接客サービス、料理の美味しさ、お店の宣伝、店内の雰囲気など、これらはどれも重要な要素で最低限経営者が責任をもってやらなければいけないことです。もしお客の入りが少なければ、お店の前に立ってチラシを配るなど、簡単だけど骨の折れる事を積極的にやっていかなければ、お客さんは来てくれません。

これはどんな商売にも共通して言える事ですが、当たり前の事を継続してやっていく事で少しずつ知名度が上がって客がつくようになります。なので、特別難しい事を考えるよりも、簡単にできる事を継続して行く事が大事なのではないかと思います。

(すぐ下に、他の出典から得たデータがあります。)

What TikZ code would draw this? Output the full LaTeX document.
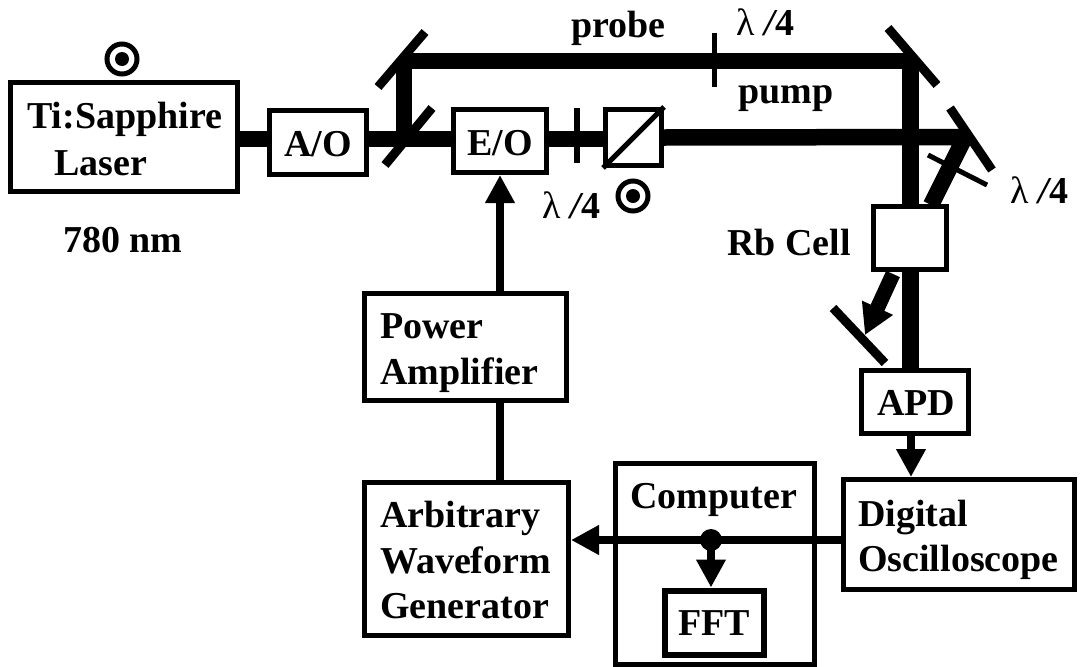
\documentclass[tikz,border=0pt]{standalone}
\usepackage{fontspec}
\setmainfont{Liberation Serif}
\usepackage{tikz}
\usetikzlibrary{arrows.meta, positioning}

\begin{document}
\begin{tikzpicture}[
  x=1pt, y=-1pt,
  box/.style={rectangle, draw, line width=5pt, inner sep=0pt},
  lab/.style={font=\fontsize{38}{46}\selectfont\bfseries, inner sep=0pt, anchor=base west},
  beam/.style={line width=16.5pt, line join=bevel},
  wire/.style={line width=8pt},
  arrow/.style={line width=8pt, -{Triangle[length=28pt,width=28pt]}},
  mirror/.style={line width=9pt},
  plate/.style={line width=5pt},
  pol/.style={circle, draw, line width=5pt, minimum size=30pt, inner sep=0pt}
]
\useasboundingbox (0,0) rectangle (1080,667);
% boxes
\node[box, minimum width=227pt, minimum height=109pt] (laser) at (124,137) {};
\node[box, minimum width=97pt, minimum height=64pt] (ao) at (318,142.5) {};
\node[box, minimum width=93pt, minimum height=63pt] (eo) at (500,141) {};
\node[box, minimum width=56pt, minimum height=56pt] (pbs) at (633.5,137.5) {};
\node[box, minimum width=73pt, minimum height=63pt] (rb) at (910,238) {};
\node[box, minimum width=107pt, minimum height=63pt] (apd) at (915,402) {};
\node[box, minimum width=202pt, minimum height=107pt] (amp) at (465.5,347) {};
\node[box, minimum width=204pt, minimum height=153pt] (awg) at (466.5,559) {};
\node[box, minimum width=199pt, minimum height=201pt] (comp) at (715,564) {};
\node[box, line width=6pt, minimum width=99pt, minimum height=64pt] (fft) at (714,622.5) {};
\node[box, minimum width=231pt, minimum height=110pt] (dso) at (959,534.5) {};
\draw[line width=5pt] (pbs.south west) -- (pbs.north east);
% coordinates on the beams
\coordinate (bs) at (404,139);
\coordinate (m1) at (404,61);
\coordinate (m2) at (910.5,61);
\coordinate (m3) at (965,137);
\coordinate (rbin) at (931,205);
\coordinate (rbout) at (893,274);
\coordinate (m4) at (865,335);
\coordinate (junction) at (711,540);
\coordinate (apdout) at (911,436);
% beams
\draw[beam] (laser.east |- bs) -- (ao.west |- bs);
\draw[beam] (ao.east |- bs) -- (eo.west |- bs);
\draw[beam] (eo.east |- bs) -- (pbs.west |- bs);
\draw[beam] (pbs.east) -- (m3) -- (rbin);
\draw[beam] (bs) -- (m1) -- (m2) -- (m2 |- rb.north);
\draw[beam] (m2 |- rb.south) -- (m2 |- apd.north);
\draw[line width=15pt, -{Triangle[length=30pt,width=32pt]}] (rbout) -- (m4);
% wires and arrows
\draw[arrow] (eo.south |- amp.north) -- (eo.south);
\draw[wire] (eo.south |- amp.south) -- (eo.south |- awg.north);
\draw[arrow] (apdout) -- (apdout |- dso.north);
\draw[arrow] (dso.west |- junction) -- (awg.east |- junction);
\fill (junction) circle (11pt);
\draw[arrow] (junction) -- (junction |- fft.north);
% mirrors
\draw[mirror] (425,32) -- (378,87);
\draw[mirror] (432,108) -- (385,165);
\draw[mirror] (888,28) -- (937,85);
\draw[mirror] (950,108) -- (992,170);
\draw[mirror] (833,308) -- (885,363);
% wave plates
\draw[plate] (714,33) -- (714,87);
\draw[plate, line width=6pt] (577,108) -- (577,163);
\draw[plate] (928,155) -- (987,185);
% polarisation marks
\node[pol] (pol1) at (122,59) {};
\fill (pol1.center) circle (7pt);
\node[pol] (pol2) at (633,196) {};
\fill (pol2.center) circle (7pt);
% labels
\node[lab] (lasertext) at (27,128) {Ti:Sapphire};
\node[lab] (lasertext2) at (54,175) {Laser};
\node[lab] (lab780) at (63,252) {780 nm};
\node[lab] (aotext) at (284,156) {A/O};
\node[lab] (eotext) at (467,155) {E/O};
\node[lab] (apdtext) at (877,415) {APD};
\node[lab] (amptext) at (380,338) {Power};
\node[lab] (amptext2) at (380,384) {Amplifier};
\node[lab] (awgtext) at (380,527) {Arbitrary};
\node[lab] (awgtext2) at (380,573) {Waveform};
\node[lab] (awgtext3) at (380,618) {Generator};
\node[lab] (comptext) at (630,508) {Computer};
\node[lab] (ffttext) at (678,635) {FFT};
\node[lab] (dsotext) at (858,526) {Digital};
\node[lab] (dsotext2) at (858,571) {Oscilloscope};
\node[lab] (rbtext) at (727,255) {Rb Cell};
\node[lab] (labprobe) at (571,37) {probe};
\node[lab] (labpump) at (738,103) {pump};
\node[lab] (qw1) at (736,35) {{\mdseries λ}\hspace{10pt}{\itshape/}4};
\node[lab] (qw2) at (542,218) {{\mdseries λ}\hspace{10pt}{\itshape/}4};
\node[lab] (qw3) at (1010,203) {{\mdseries λ}\hspace{10pt}{\itshape/}4};
\end{tikzpicture}
\end{document}
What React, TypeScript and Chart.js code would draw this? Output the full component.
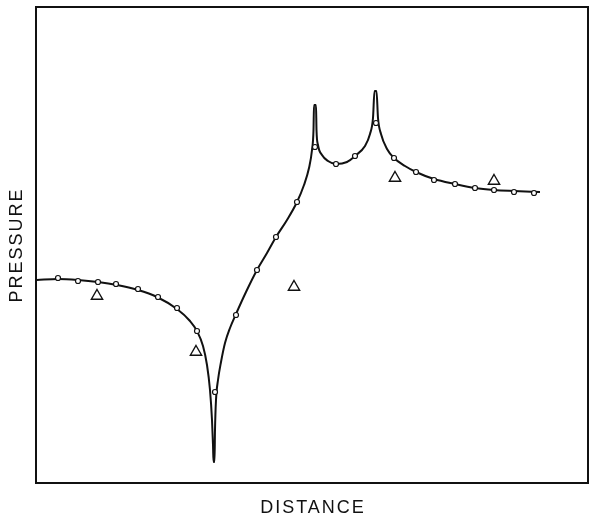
import React, { useEffect, useRef } from "react";
import { Chart, registerables } from "chart.js";

Chart.register(...registerables);

// Distance and pressure in arbitrary units (distance 0–55.2, pressure 0–47.6)
const curveDistance = [
  0.1, 2.2, 4.2, 6.2, 8.1, 10.2, 12.1, 14.1, 15.4, 16.1, 16.7, 17.1, 17.4, 17.6, 17.7, 17.75,
  17.85, 17.9, 18.0, 18.2, 18.5, 18.9, 19.4, 20.0, 21.0, 22.1, 23.1, 24.0, 25.1, 26.1, 26.8,
  27.3, 27.6, 27.75, 27.8, 28.0, 28.05, 28.2, 28.6, 29.2, 30.0, 31.1, 31.9, 32.9, 33.4, 33.7,
  33.85, 34.05, 34.2, 34.5, 35.1, 35.8, 36.9, 38.0, 39.8, 41.9, 43.9, 45.8, 47.8, 50.4,
];
const curvePressure = [
  20.3, 20.4, 20.3, 20.1, 19.8, 19.3, 18.6, 17.4, 16.2, 15.2, 13.7, 11.8, 9.3, 6.3, 3.8, 2.1,
  2.1, 5.3, 8.3, 10.3, 12.1, 14.0, 15.5, 16.9, 19.1, 21.3, 23.0, 24.6, 26.3, 28.1, 29.8,
  31.5, 33.3, 35.3, 37.8, 37.8, 35.3, 33.8, 32.8, 32.2, 31.9, 32.1, 32.7, 33.7, 34.9, 36.5,
  39.2, 39.2, 36.5, 34.9, 33.4, 32.5, 31.7, 31.1, 30.4, 29.9, 29.5, 29.3, 29.2, 29.1,
];

const circleDistance = [
  2.2, 4.2, 6.2, 8.0, 10.2, 12.2, 14.1, 16.1, 17.9, 20.0, 22.1, 24.0, 26.1, 27.9, 30.0, 31.9,
  34.0, 35.8, 38.0, 39.8, 41.9, 43.9, 45.8, 47.8, 49.8,
];
const circlePressure = [
  20.5, 20.2, 20.1, 19.9, 19.4, 18.6, 17.5, 15.2, 9.1, 16.8, 21.3, 24.6, 28.1, 33.6, 31.9, 32.7,
  36.0, 32.5, 31.1, 30.3, 29.9, 29.5, 29.3, 29.1, 29.0,
];

const triangleDistance = [6.1, 16.0, 25.8, 35.9, 45.8];
const trianglePressure = [18.7, 13.1, 19.6, 30.5, 30.2];

const xTitle = "DISTANCE";
const yTitle = "PRESSURE";

const toPoints = (xs: number[], ys: number[]) => xs.map((x, i) => ({ x, y: ys[i] }));

const framePlugin = {
  id: "frameAndTitles",
  afterDraw(chart: any) {
    const { ctx, chartArea } = chart;
    ctx.save();
    ctx.strokeStyle = "#111";
    ctx.lineWidth = 2;
    ctx.strokeRect(
      chartArea.left,
      chartArea.top,
      chartArea.right - chartArea.left,
      chartArea.bottom - chartArea.top
    );
    ctx.fillStyle = "#111";
    ctx.font = "18px 'Liberation Sans', Arial, sans-serif";
    (ctx as any).letterSpacing = "2px";
    ctx.textAlign = "center";
    ctx.textBaseline = "alphabetic";
    ctx.fillText(xTitle, 313, 513);
    ctx.translate(22, 245);
    ctx.rotate(-Math.PI / 2);
    ctx.fillText(yTitle, 0, 0);
    ctx.restore();
  },
};

export default function App() {
  const canvasRef = useRef<HTMLCanvasElement | null>(null);

  useEffect(() => {
    if (!canvasRef.current) return;
    const chart = new Chart(canvasRef.current, {
      type: "scatter",
      data: {
        datasets: [
          {
            type: "line",
            data: toPoints(curveDistance, curvePressure),
            borderColor: "#111",
            borderWidth: 2,
            pointRadius: 0,
            fill: false,
            cubicInterpolationMode: "monotone",
            order: 3,
          } as any,
          {
            data: toPoints(circleDistance, circlePressure),
            pointStyle: "circle",
            pointRadius: 2.5,
            borderWidth: 1.2,
            borderColor: "#111",
            backgroundColor: "#fff",
            order: 1,
          },
          {
            data: toPoints(triangleDistance, trianglePressure),
            pointStyle: "triangle",
            pointRadius: 6.5,
            borderWidth: 1.4,
            borderColor: "#111",
            backgroundColor: "#fff",
            order: 2,
          },
        ],
      },
      options: {
        animation: false,
        responsive: true,
        maintainAspectRatio: false,
        layout: { autoPadding: false, padding: { left: 36, right: 2, top: 7, bottom: 38 } },
        plugins: { legend: { display: false }, tooltip: { enabled: false } },
        scales: {
          x: {
            type: "linear",
            min: 0,
            max: 55.2,
            display: false,
          },
          y: {
            type: "linear",
            min: 0,
            max: 47.6,
            display: false,
          },
        },
      },
      plugins: [framePlugin],
    });
    return () => chart.destroy();
  }, []);

  return (
    <div style={{ position: "fixed", left: 0, top: 0, width: 590, height: 521, background: "#fff" }}>
      <canvas ref={canvasRef} />
    </div>
  );
}
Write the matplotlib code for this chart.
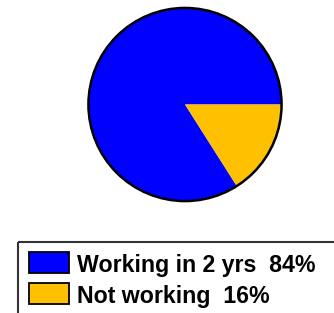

その意味でも体力や行動力が重要になってきます。

コストを意識しつつ行動力を持つ

そして経営者であれば、最低限のコストを常に意識しておきましょう。自分で出来る事はなるべく自分でやるようにすれば、それだけコストがかかりません。ちょっと自分が努力すれば削れるコストならば、自分でやるべきでしょう。

しかし、なんでも自分だけでやると負担が大きくなりすぎます。そのあたりのバランスを考え自分でやる事と、他人に任せることの選別をしっかりしましょう。

お店の開店当初はまだ従業員はいない場合もあります。その時は外注する事も考えます。コスト意識とは、自分でやる事と外注する事をうまく振り分けて、財務体質を良くする事です。

自分の作りたいお店のこだわりとは?

今までに述べてきた経営者としての最低限の努力とコスト意識を持ちながら、自分のこだわりを大事にしましょう。こだわりはお店の個性のようなものです。そのこだわりが一定のお客さんに受け入れられるようになれば、継続してお店に来てくれるようになります。

こだわりが全てのお客さんに受け入れられるとは限りませんが、ある一定の人達に認められれば売上が安定してくる可能性は大きいです。そこから少しずつ試行錯誤して、様々な面を良くしていけば、より売上を伸ばしていく事ができるでしょう。